## Task
Skip the pictures. Set down, word for word, the lines from the start of the material up to and including the line with "Chart.register(...registerables);".
++++++
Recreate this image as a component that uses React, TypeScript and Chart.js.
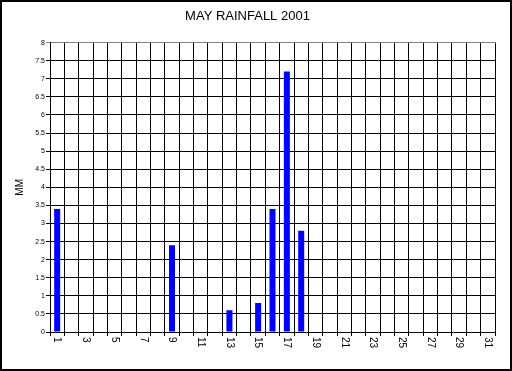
import React, { useEffect, useRef } from "react";
import { Chart, registerables } from "chart.js";

Chart.register(...registerables);

const days: string[] = [
  "1", "2", "3", "4", "5", "6", "7", "8", "9", "10",
  "11", "12", "13", "14", "15", "16", "17", "18", "19", "20",
  "21", "22", "23", "24", "25", "26", "27", "28", "29", "30", "31",
];
const rainfallMM: number[] = [
  3.4, 0, 0, 0, 0, 0, 0, 0, 2.4, 0,
  0, 0, 0.6, 0, 0.8, 3.4, 7.2, 2.8, 0, 0,
  0, 0, 0, 0, 0, 0, 0, 0, 0, 0, 0,
];
const chartTitle = "MAY RAINFALL 2001";
const yAxisTitle = "MM";
const yMin = 0;
const yMax = 8;
const yStep = 0.5;

const FONT = "'Liberation Sans', Arial, sans-serif";

const customPlugin = {
  id: "customDecor",
  afterDraw(chart: any) {
    const ctx = chart.ctx;
    const xScale = chart.scales.x;
    const area = chart.chartArea;
    ctx.save();
    // rotated x labels (clockwise), every other day
    ctx.fillStyle = "#000";
    ctx.font = `10px ${FONT}`;
    ctx.textAlign = "left";
    ctx.textBaseline = "middle";
    const labels = chart.data.labels as string[];
    for (let i = 0; i < labels.length; i += 2) {
      const x = xScale.getPixelForTick(i);
      ctx.save();
      ctx.translate(x, area.bottom + 5);
      ctx.rotate(Math.PI / 2);
      ctx.fillText(labels[i], 0, 0);
      ctx.restore();
    }
    // outer frame
    ctx.strokeStyle = "#000";
    ctx.lineWidth = 2;
    ctx.strokeRect(1, 1, chart.width - 2, chart.height - 2);
    ctx.restore();
  },
};

export default function App() {
  const canvasRef = useRef<HTMLCanvasElement | null>(null);

  useEffect(() => {
    document.body.style.margin = "0";
    const canvas = canvasRef.current;
    if (!canvas) return;
    const chart = new Chart(canvas, {
      type: "bar",
      data: {
        labels: days,
        datasets: [
          {
            label: "Rainfall",
            data: rainfallMM,
            backgroundColor: "#0000FF",
            borderWidth: 0,
            barPercentage: 0.42,
            categoryPercentage: 1,
          },
        ],
      },
      plugins: [customPlugin],
      options: {
        responsive: false,
        animation: false,
        devicePixelRatio: 1,
        layout: { padding: { left: 0, right: 17, top: 0, bottom: 0 } },
        plugins: {
          legend: { display: false },
          tooltip: { enabled: false },
          title: {
            display: true,
            text: chartTitle,
            color: "#000",
            font: { family: FONT, size: 13, weight: "normal" },
            padding: { top: 9, bottom: 18 },
          },
        },
        scales: {
          x: {
            offset: true,
            grid: {
              offset: true,
              color: (c: any) => (c.index === days.length ? "#808080" : "#000"),
              lineWidth: 1,
              tickLength: 4,
              drawTicks: true,
            },
            border: { color: "#000", width: 1 },
            ticks: { display: false },
            afterFit: (scale: any) => {
              scale.height = 39;
            },
          },
          y: {
            min: yMin,
            max: yMax,
            ticks: {
              stepSize: yStep,
              color: "#000",
              font: { family: FONT, size: 7 },
              padding: 1,
              callback: (v: any) => String(Number(v)),
            },
            grid: {
              color: (c: any) => (c.tick && c.tick.value === yMax ? "#808080" : "#000"),
              lineWidth: 1,
              tickLength: 4,
            },
            border: { color: "#000", width: 1 },
            title: {
              display: true,
              text: yAxisTitle,
              color: "#000",
              font: { family: FONT, size: 10 },
              padding: { top: 14, bottom: 0 },
            },
            afterFit: (scale: any) => {
              scale.width = 50;
            },
          },
        },
      },
    });
    return () => chart.destroy();
  }, []);

  return (
    <div style={{ width: 512, height: 371, background: "#fff" }}>
      <canvas ref={canvasRef} width={512} height={371} style={{ display: "block" }} />
    </div>
  );
}
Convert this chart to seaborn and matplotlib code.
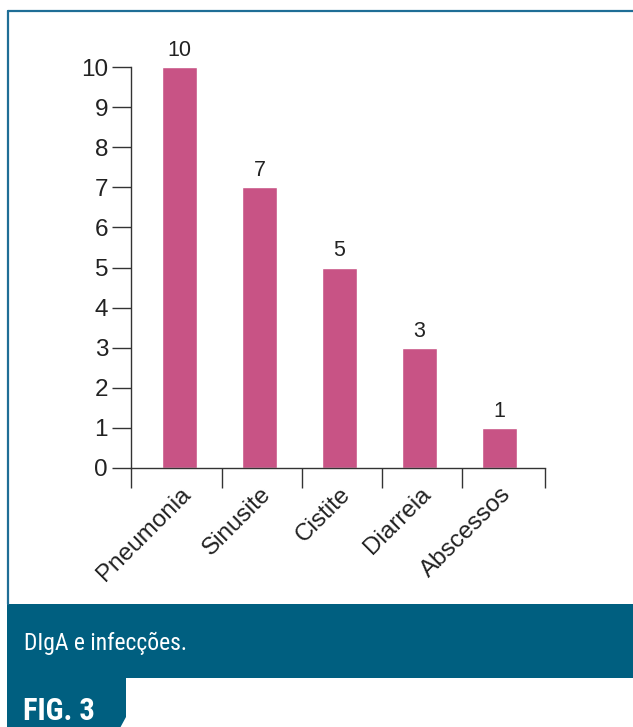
import matplotlib
matplotlib.use("Agg")
import matplotlib.pyplot as plt
import seaborn as sns
import pandas as pd
from matplotlib import font_manager
from matplotlib.font_manager import FontProperties
from matplotlib.patches import Rectangle, Polygon
from matplotlib.lines import Line2D

# data
infeccoes = ["Pneumonia", "Sinusite", "Cistite", "Diarreia", "Abscessos"]
casos = [10, 7, 5, 3, 1]
y_ticks = list(range(0, 11))
legenda = "DIgA e infecções."
rotulo_fig = "FIG. 3"

df = pd.DataFrame({"infeccao": infeccoes, "casos": casos})

sns.set_style("white")
plt.rcParams["font.family"] = ["Liberation Sans", "DejaVu Sans"]


def narrow_font(bold=False):
    # look for any condensed / narrow face installed
    prefs = ["LiberationSansNarrow", "RobotoCondensed", "DejaVuSansCondensed",
             "OpenSans_Condensed", "OpenSansCondensed"]
    files = [f.fname for f in font_manager.fontManager.ttflist]
    for p in prefs:
        cands = [f for f in files if p.lower() in f.lower().replace("-", "")]
        if bold:
            cands = [f for f in cands if "bold" in f.lower() and "italic" not in f.lower()
                     and "oblique" not in f.lower()]
        else:
            cands = [f for f in cands if "bold" not in f.lower() and "italic" not in f.lower()
                     and "oblique" not in f.lower() and "light" not in f.lower()]
        if cands:
            return FontProperties(fname=sorted(cands, key=len)[0])
    return FontProperties(family="Roboto", weight="bold" if bold else "normal")


W, H = 633, 727
fig = plt.figure(figsize=(W / 100, H / 100), dpi=100)


def fx(px):
    return px / W


def fy(py):
    return 1 - py / H


ax = fig.add_axes([fx(131), fy(468), fx(545) - fx(131), fy(67) - fy(468)])

bar_color = "#C85385"
sns.barplot(data=df, x="infeccao", y="casos", color=bar_color, width=0.44,
            saturation=1, ax=ax)

x0, x1 = -0.606, len(infeccoes) - 1 + 0.57
ax.set_xlim(x0, x1)
ax.set_ylim(0, 10)
ax.set_xlabel("")
ax.set_ylabel("")

for i, v in enumerate(casos):
    ax.text(i, v + 0.15, str(v), ha="center", va="bottom", fontsize=15.5,
            color="#222222", clip_on=False)

sns.despine(ax=ax)
for s in ["left", "bottom"]:
    ax.spines[s].set_color("#333333")
    ax.spines[s].set_linewidth(1.0)

ax.set_yticks(y_ticks)
ax.tick_params(axis="y", left=True, direction="out", length=13.5, width=1.0,
               color="#333333", labelsize=17.5, labelcolor="#222222", pad=3)

ax.set_xticks(range(len(infeccoes)))
ax.set_xticklabels(infeccoes, rotation=45, ha="right", rotation_mode="anchor",
                   fontsize=17.5, color="#222222")
ax.tick_params(axis="x", which="major", bottom=True, length=0, pad=11)
ax.set_xticks([x0] + [i + 0.53 for i in range(len(infeccoes) - 1)] + [x1], minor=True)
ax.tick_params(axis="x", which="minor", bottom=True, direction="out", length=14.5,
               width=1.0, color="#333333")

# frame around the chart area
line_col = "#1F6E96"
fig.add_artist(Line2D([fx(8), fx(8)], [fy(11), fy(604)], color=line_col,
                      lw=1.6, transform=fig.transFigure))
fig.add_artist(Line2D([fx(8), 1], [fy(11), fy(11)], color=line_col,
                      lw=1.6, transform=fig.transFigure))

# caption band
band = "#005F80"
fig.add_artist(Rectangle((fx(7), fy(678)), 1 - fx(7), fy(604) - fy(678),
                         transform=fig.transFigure, color=band, lw=0))
fig.add_artist(Polygon([(fx(7), fy(678)), (fx(126), fy(678)), (fx(126), fy(717)),
                        (fx(120), fy(728)), (fx(7), fy(728))],
                       closed=True, transform=fig.transFigure, color=band, lw=0))

fp_reg = narrow_font()
fp_reg.set_size(17)
fp_bold = narrow_font(bold=True)
fp_bold.set_size(22)
fig.text(fx(24), fy(643), legenda, color="white", fontproperties=fp_reg,
         va="center", ha="left")
fig.text(fx(23), fy(711), rotulo_fig, color="white", fontproperties=fp_bold,
         va="center", ha="left")

fig.savefig("out.png", dpi=100, facecolor="white")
++++++
## Reply
Recreate this image as a component that uses React, TypeScript and Chart.js.
import React, { useEffect, useRef } from "react";
import { Chart, registerables } from "chart.js";

Chart.register(...registerables);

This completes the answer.